Maresia Dalua, Contre la politique. Pas un cheveu blanc n’a poussé sur nos rêves, Séléné, 2016, 73 p.1
Sous le nom collectif de Maresia Dalua, plusieurs personnes dressent le bilan de leur expérience militante vers 1980-2000 dans des organisations issues de la Gauche Communiste ou « ultra-gauches », dont ils n’indiquent pas les noms, certainement par refus de polémiques inutiles.
Critique du militantisme, le texte l’est aussi de la politique, définie comme « dépossession d’une partie de la communauté de toute possibilité d’agir et décider directement », quand « l’organisation de la vie elle-même est devenue une sphère particulière (..) dans laquelle des techniciens décident désormais de nos existences. » A la tête de l’Etat, des spécialistes servent une classe exploiteuse et, en démocratie capitaliste, des spécialistes servent dans les partis en concurrence pour le pouvoir.
Le mouvement social subit un phénomène analogue quand il décline et s’étiole en organisations ne vivant plus que pour se perpétuer. Au crépuscule des luttes, certains se rassemblent avec la conviction que ce qui manque aux prolétaires défaits ou découragés, ce sont des informations, des liens, heureusement le groupe révolutionnaire va les aider à (re)trouver ces informations et à (re)créer ces liens. Mais souvent les militants manquent de capacité, et surtout de volonté. Alors, pour les stimuler, interviennent les « cadres », véritables instructeurs, animateurs et épurateurs d’un groupe qui bientôt passe son temps à recruter, à exclure, à recruter… Les idées virent à l’idéologie, et la théorie se stérilise. On s’était organisé pour agir, on était un effet de luttes réelles dans la société, mais quand elles dépérissent, l’organisation se replie, s’autonomise, a plus de rapport avec elle-même qu’avec le monde, et l’exhortation remplace l’énergie. Enfin, lorsque surgissent de nouvelles luttes, l’organisation est incapable de les reconnaître pour ce qu’elles portent de nouveau. Celui qui se voulait dépositaire du passé le plus révolutionnaire se retrouve hors-temps. Celui qui se croyait enraciné dans « la classe » se retrouve hors-sol.
Le tableau n’est pas sans rapport avec aujourd’hui.
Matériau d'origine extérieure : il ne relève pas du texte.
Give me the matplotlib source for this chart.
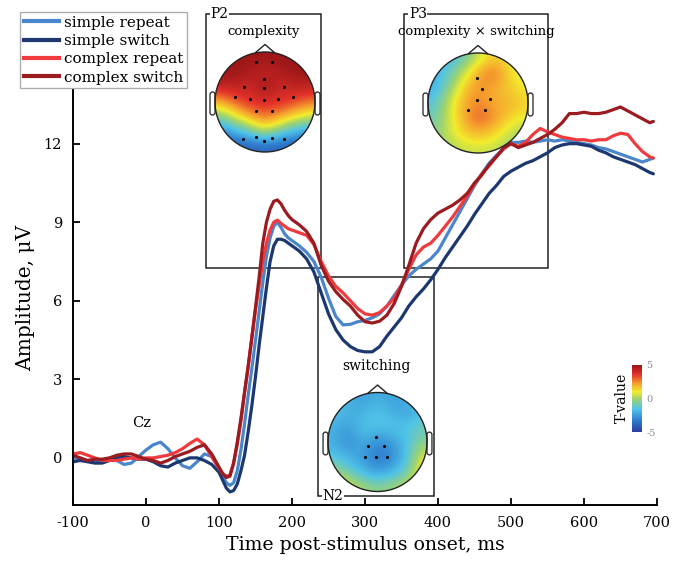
import numpy as np
import matplotlib.pyplot as plt
from matplotlib.colors import LinearSegmentedColormap
from matplotlib.patches import Circle, Polygon, FancyBboxPatch, Rectangle
from matplotlib.lines import Line2D
from matplotlib.cm import ScalarMappable
from matplotlib.colors import Normalize

plt.rcParams['font.family'] = 'DejaVu Serif'
plt.rcParams['axes.unicode_minus'] = False

# ERP at Cz, ms
time = np.concatenate([np.arange(-100, 101, 10), np.arange(105, 200, 5),
                       np.arange(200, 691, 10), [695]])

simple_repeat = [
    0.0, -0.05, -0.1, -0.1, -0.1, -0.05, -0.1, -0.25, -0.2, 0.05, 0.3,
    0.5, 0.6, 0.35, 0.0, -0.3, -0.4, -0.15, 0.15, 0.05, -0.4,
    -0.7, -0.95, -1.05, -0.95, -0.5, 0.3, 1.3, 2.4, 3.4, 4.5,
    5.6, 6.7, 7.7, 8.4, 8.85, 9.0, 8.8, 8.55, 8.4,
    8.3, 8.1, 7.85, 7.5, 6.9, 6.1, 5.4, 5.08, 5.1, 5.2,
    5.25, 5.35, 5.5, 5.8, 6.2, 6.6, 6.95, 7.2, 7.4, 7.6,
    7.9, 8.4, 8.9, 9.4, 9.9, 10.4, 10.85, 11.25, 11.55, 11.8,
    12.05, 12.05, 12.1, 12.05, 12.1, 12.15, 12.1, 12.15, 12.1, 12.05,
    12.0, 11.95, 11.85, 11.8, 11.7, 11.6, 11.5, 11.4, 11.3, 11.4,
    11.45]

simple_switch = [
    -0.15, -0.1, -0.15, -0.2, -0.2, -0.1, 0.0, 0.05, 0.0, -0.05, -0.05,
    -0.15, -0.3, -0.35, -0.2, -0.1, 0.0, 0.0, -0.1, -0.25, -0.55,
    -0.85, -1.15, -1.3, -1.25, -1.0, -0.5, 0.1, 1.0, 2.0, 3.1,
    4.3, 5.4, 6.5, 7.5, 8.1, 8.35, 8.35, 8.3, 8.2,
    8.1, 7.9, 7.6, 7.1, 6.3, 5.5, 4.9, 4.5, 4.25, 4.1,
    4.05, 4.05, 4.25, 4.65, 5.0, 5.35, 5.8, 6.15, 6.45, 6.8,
    7.2, 7.65, 8.05, 8.45, 8.85, 9.3, 9.7, 10.1, 10.4, 10.75,
    10.95, 11.1, 11.25, 11.35, 11.5, 11.65, 11.85, 11.95, 12.0, 12.0,
    11.95, 11.9, 11.75, 11.65, 11.5, 11.4, 11.3, 11.2, 11.05, 10.9,
    10.85]

complex_repeat = [
    0.15, 0.2, 0.1, 0.0, -0.1, -0.1, -0.1, -0.05, 0.0, -0.05, 0.0,
    0.0, 0.05, 0.1, 0.2, 0.35, 0.55, 0.72, 0.5, 0.05, -0.4,
    -0.6, -0.7, -0.65, -0.2, 0.5, 1.4, 2.5, 3.5, 4.6, 5.65,
    6.6, 7.5, 8.2, 8.7, 9.0, 9.08, 8.95, 8.85, 8.75,
    8.7, 8.6, 8.5, 8.15, 7.5, 6.95, 6.55, 6.3, 6.0, 5.7,
    5.5, 5.45, 5.55, 5.8, 6.1, 6.6, 7.2, 7.75, 8.05, 8.2,
    8.5, 8.85, 9.2, 9.6, 10.0, 10.45, 10.85, 11.15, 11.5, 11.8,
    12.0, 11.9, 12.05, 12.35, 12.58, 12.45, 12.35, 12.25, 12.2, 12.15,
    12.15, 12.1, 12.15, 12.15, 12.3, 12.4, 12.35, 12.0, 11.7, 11.5,
    11.45]

complex_switch = [
    0.1, 0.0, -0.1, -0.05, -0.05, 0.0, 0.1, 0.15, 0.15, 0.05, -0.05,
    -0.1, -0.2, -0.1, 0.05, 0.15, 0.25, 0.4, 0.5, 0.15, -0.35,
    -0.6, -0.75, -0.7, -0.2, 0.6, 1.5, 2.5, 3.5, 4.6, 5.75,
    6.9, 8.2, 9.0, 9.5, 9.8, 9.85, 9.7, 9.45, 9.25,
    9.1, 8.9, 8.65, 8.2, 7.35, 6.75, 6.35, 6.05, 5.8, 5.45,
    5.2, 5.15, 5.22, 5.45, 5.9, 6.55, 7.35, 8.2, 8.75, 9.1,
    9.35, 9.5, 9.65, 9.85, 10.1, 10.5, 10.8, 11.2, 11.5, 11.85,
    12.0, 11.85, 11.95, 12.05, 12.2, 12.35, 12.55, 12.8, 13.15, 13.15,
    13.2, 13.15, 13.15, 13.2, 13.3, 13.4, 13.25, 13.1, 12.95, 12.8,
    12.85]

labels = ["simple repeat", "simple switch", "complex repeat", "complex switch"]
colors = ["#4a86cc", "#1d3870", "#ef3b3e", "#9a1b20"]

# component windows: (name, effect, t0, t1, v_low, v_high)
windows = [
    ("P2", "complexity", 82.6, 240, 7.26, 16.95),
    ("P3", "complexity \u00d7 switching", 354, 551, 7.26, 16.95),
    ("N2", "switching", 236, 394, -1.44, 6.92),
]

# T-value maps on a 7x7 grid, front row first
p2_map = [
    [5, 5, 5, 5, 5, 5, 5],
    [5, 5, 4.6, 4.2, 4.6, 5, 5],
    [4.3, 4.3, 4.0, 5.0, 4.0, 4.3, 4.3],
    [2.0, 3.2, 3.8, 3.8, 3.8, 3.4, 2.8],
    [-0.5, 0.8, 2.2, 3.0, 2.2, 1.2, 0.5],
    [-3.0, -2.0, -1.0, 0.5, -1.0, -2.0, -2.5],
    [-4.5, -4.2, -4.0, -4.0, -4.0, -4.2, -4.5],
]
p3_map = [
    [-1.0, -2.2, -1.0, 0.5, 1.5, 1.0, 0.5],
    [-2.2, -1.2, 0.5, 2.0, 3.0, 1.5, 0.5],
    [-2.2, -0.5, 1.5, 2.5, 2.0, 1.5, 1.0],
    [-1.5, 0.5, 2.0, 2.5, 2.0, 2.0, 1.5],
    [-1.0, 0.5, 2.0, 3.2, 2.5, 1.5, 1.0],
    [-0.5, 0.5, 1.5, 2.0, 1.5, 0.5, 0.0],
    [0.0, 0.0, 0.5, 0.5, 0.5, 0.0, 0.0],
]
n2_map = [
    [-2.0, -2.0, -2.5, -2.0, -2.5, -2.0, -1.5],
    [-1.5, -2.0, -2.0, -1.5, -2.0, -2.5, -1.5],
    [-2.0, -2.5, -1.5, -1.5, -1.5, -1.5, -1.0],
    [-2.0, -3.0, -2.0, -3.0, -2.5, -1.5, -0.5],
    [-1.5, -2.0, -2.5, -3.5, -3.0, -1.5, 1.0],
    [0.0, -1.0, -2.0, -2.5, -2.0, -1.0, 1.5],
    [2.0, 1.0, 0.0, -0.5, 0.0, 0.5, 2.0],
]

# electrodes marked on each map (x right, y front)
p2_sites = [(-0.18, 0.8), (0.13, 0.8), (-0.03, 0.47), (-0.43, 0.3), (-0.03, 0.29),
            (0.37, 0.3), (-0.61, 0.11), (-0.31, 0.06), (-0.03, 0.05), (0.25, 0.06),
            (0.55, 0.11), (-0.18, -0.17), (0.13, -0.17), (-0.45, -0.73),
            (-0.18, -0.7), (-0.03, -0.77), (0.13, -0.71), (0.38, -0.73)]
p3_sites = [(-0.03, 0.5), (0.08, 0.28), (-0.03, 0.07), (0.23, 0.09),
            (-0.2, -0.13), (0.13, -0.13)]
n2_sites = [(-0.03, 0.11), (-0.2, -0.09), (0.14, -0.09), (-0.25, -0.3),
            (-0.03, -0.3), (0.19, -0.3)]

W, H = 683, 564
fig = plt.figure(figsize=(W / 100, H / 100), dpi=100)


def fx(px):
    return px / W


def fy(py):
    return 1 - py / H


ax = fig.add_axes([fx(73), fy(505), fx(657) - fx(73), fy(90) - fy(505)])
for y, lab, c in zip([simple_repeat, simple_switch, complex_repeat, complex_switch], labels, colors):
    ax.plot(time, y, color=c, lw=2.3, label=lab, solid_capstyle='round')

ax.set_xlim(-100, 700)
ax.set_ylim(-1.8, 14.05)
ax.set_xticks(range(-100, 701, 100))
ax.set_yticks([0, 3, 6, 9, 12])
ax.spines[['top', 'right']].set_visible(False)
for s in ['left', 'bottom']:
    ax.spines[s].set_linewidth(1.4)
ax.tick_params(direction='in', length=5, width=1.3, labelsize=10.5, pad=8)
ax.set_xlabel("Time post-stimulus onset, ms", fontsize=13.6, labelpad=4)
ax.set_ylabel("Amplitude, \u03bcV", fontsize=14.5, labelpad=6)

# component windows
for name, effect, t0, t1, v0, v1 in windows:
    ax.add_patch(Rectangle((t0, v0), t1 - t0, v1 - v0, fill=False, lw=1.1,
                           ec='#222222', clip_on=False, zorder=1))
    ny = v0 if name == "N2" else v1
    ax.text(t0 + 6, ny, name, fontsize=10, va='center', ha='left', zorder=3,
            bbox=dict(facecolor='white', edgecolor='none', pad=0.5))
ax.text((82.6 + 240) / 2, 16.3, "complexity", fontsize=9.5, ha='center', va='center')
ax.text((354 + 551) / 2, 16.3, "complexity \u00d7 switching", fontsize=9.5, ha='center', va='center')
ax.text((236 + 394) / 2, 3.52, "switching", fontsize=10, ha='center', va='center')
ax.text(-6, 1.35, "Cz", fontsize=10.5, ha='center', va='center')

cmap = LinearSegmentedColormap.from_list(
    "tval", [(0, '#2b3f9e'), (0.18, '#2f7fd0'), (0.34, '#4fc3e8'), (0.5, '#a0d46c'),
             (0.6, '#f2ec2c'), (0.72, '#f6a22e'), (0.86, '#e4322a'), (1, '#9b1618')])


def head(cx, cy, r, grid, sites):
    size = 2.6 * r
    hx = fig.add_axes([fx(cx - size / 2), fy(cy + size / 2), size / W, size / H])
    hx.set_xlim(-1.3, 1.3)
    hx.set_ylim(-1.3, 1.3)
    hx.set_aspect('equal')
    hx.axis('off')
    img = hx.imshow(np.array(grid), extent=(-1.05, 1.05, -1.05, 1.05), cmap=cmap,
                    vmin=-5, vmax=5, interpolation='bicubic', origin='upper')
    clip = Circle((0, 0), 1.0, transform=hx.transData)
    img.set_clip_path(clip)
    hx.add_patch(Circle((0, 0), 1.0, fill=False, lw=1.0, ec='#222222'))
    hx.add_patch(Polygon([(-0.2, 0.98), (0, 1.15), (0.2, 0.98)], closed=False,
                         fill=False, lw=1.0, ec='#222222'))
    for side in (-1, 1):
        hx.add_patch(FancyBboxPatch((-1.1 if side < 0 else 1.0, -0.26), 0.1, 0.46,
                                    boxstyle="round,pad=0.0,rounding_size=0.05",
                                    fill=False, lw=0.9, ec='#222222'))
    sx, sy = zip(*sites)
    hx.scatter(sx, sy, s=1.5, c='black', zorder=5)


head(265, 102, 50, p2_map, p2_sites)
head(478, 103, 50, p3_map, p3_sites)
head(377.5, 442, 49.5, n2_map, n2_sites)

cax = fig.add_axes([fx(632), fy(432), fx(642) - fx(632), fy(365) - fy(432)])
cb = fig.colorbar(ScalarMappable(Normalize(-5, 5), cmap), cax=cax, ticks=[-5, 0, 5])
cb.outline.set_visible(False)
cb.ax.tick_params(length=0, labelsize=7, colors='#888888', pad=3)
cb.ax.set_yticklabels(['-5', '0', '5'])
fig.text(fx(622), fy(398), "T-value", rotation=90, fontsize=10, ha='center', va='center')

handles = [Line2D([], [], color=c, lw=3) for c in colors]
fig.legend(handles, labels, loc='upper left', bbox_to_anchor=(fx(20), fy(12)),
           fontsize=11, frameon=True, fancybox=False, edgecolor='#999999',
           borderpad=0.25, labelspacing=0.28, handlelength=2.3, handletextpad=0.3,
           borderaxespad=0)

fig.savefig("out.png", dpi=100)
Certes, le léninisme constructeur de partis a cédé la place au culte de la base, et le bureaucrate se dit partisan de la démocratie directe2. La mode est moins à la négation de soi qu’à l’auto-affirmation. Mais si le militantisme sacrificiel et masochiste a presque disparu, remplacé par la volonté de chacun de préserver sa liberté individuelle (et collective), la tendance à faire vivre des organisations pour elles-mêmes est toujours là. La faiblesse des luttes de classes conduit souvent des structures autonomes à s’auto-entretenir, croyant ainsi contribuer au mouvement social (jadis, les « groupuscules » le faisaient pour « organiser la classe » ou « servir le peuple »). Quand, pour « faire vivre » un infokiosque, ses animateurs invitent des orateurs avec lesquels ils sont d’accord à demi ou au quart, on gagne moins en clarification qu’on ne perd en confusion.
Quoique le lecteur comprenne la volonté de « Maresia Dalua » de régler d’abord des comptes avec elle-même, il regrette l’absence d’un ou deux exemples expliquant comment le groupe où elle militait, organisation née d’un mouvement vivant, a ensuite dépéri d’agir en secte.
A quelques variantes près, le bilan dressé dans ce texte aurait pu l’être en 1972, année du Militantisme, stade suprême de l’aliénation. Quand les auteurs en appellent à l’autonomie, à la liberté, à l’imagination, et écrivent qu’ « Il faut accepter un temps de se perdre », cet espoir, cette formule évoquent ce qu’avait de fort le Traité de savoir-vivre à l’usage des jeunes générations publié en 1967. Cette qualité d’intemporel est un mérite, c’est aussi une limite.
Qu’avait de spécifique la période dont parle ce texte ? En quoi l’« associationnisme prolétarien » (concept-clé pour les auteurs) était-il différent en 1980, 1919, 1848, et qu’en est-il en 2016 ? Qu’est-ce qui différencie ce que Maresia Dalua appelle « le moment révolutionnaire » ? Comment les prolétaires peuvent-ils créer et garder leur autonomie dans la lutte ? Afin d’agir ensemble, les prolétaires s’associent, sans médiation syndicale ou de parti, mais pour quoi ? Quel « contenu » aurait une révolution future ?
G.D., novembre 2016
1 Pour le lire : leshabitantsdelalune@yahoo.fr Parmi les textes de ce groupe, signalons surtout Nous sommes une image du futur, fragments vécus du soulèvement de décembre 2008 en Grèce (2009, 46 p.).
2 Le Militant au 21e siècle, août 2014.